Understand your market

While an early bid may get you the house you want, it’s unlikely to get you a major bargain.

“As a buyer, you’re going to pay a higher price if you make an offer right away, when a seller is not going to be in a mood to take a lowball offer,” says Brian Murray, a Realtor in Hoboken, NJ, where the average two-bedroom condominium with parking sells in just four days.

In fast-moving markets, however, the pressure to make an early offer can be crucial. Bidders in these scenarios are often seasoned buyers who have been looking for months and may have already lost out on multiple bids.

“In Hoboken, homes will come on the market on a Thursday, have six or seven offers by Sunday, and be under contract by Monday,” says Murray. “If you’re a buyer who went skiing that weekend, you’re not even going to see those homes. For new buyers, understanding how quickly you need to move can be a real learning curve.”

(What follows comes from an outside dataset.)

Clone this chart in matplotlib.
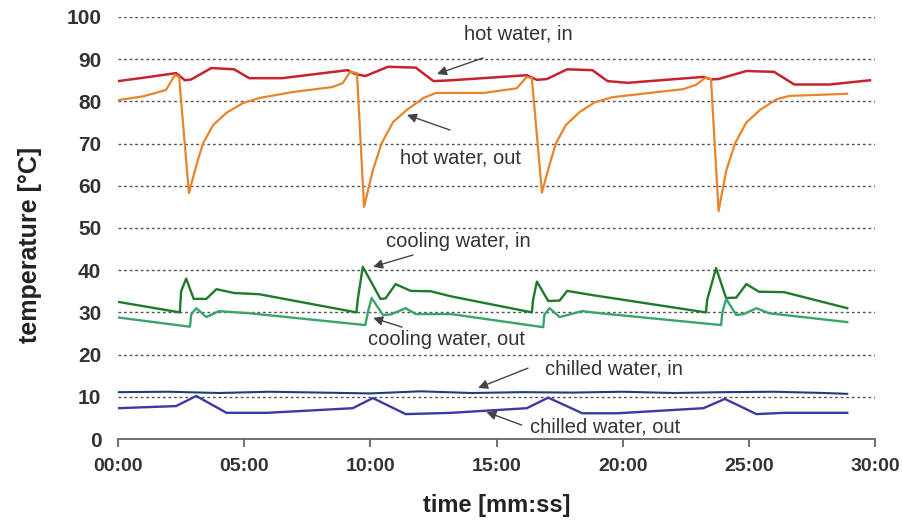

Nicole Amico Smith, a buyer with a purchase pending in Bergen County, NJ (a short commute to Manhattan), understood that necessity. She’d been searching for nine months before eventually snagging the first property she and her husband put an offer on.

“We jumped on the house the minute it relisted,” she says. “We’d seen how quickly ‘good’ houses get snatched up.”

Is there ever a good time to wait on making an offer?

Real estate pros caution that if you don’t know the market well, haven’t looked around, don’t know what you want, don’t have preapproval, or need to sell your own property to make the deal work, an early bid might not be your best bet.

And in slower markets, the sense of urgency may be different. But the general advice “if you like a house, place a bid” holds true everywhere.

As Chris West puts it, “Don’t wait. If you see something, make the offer. There’s not any point in waiting.”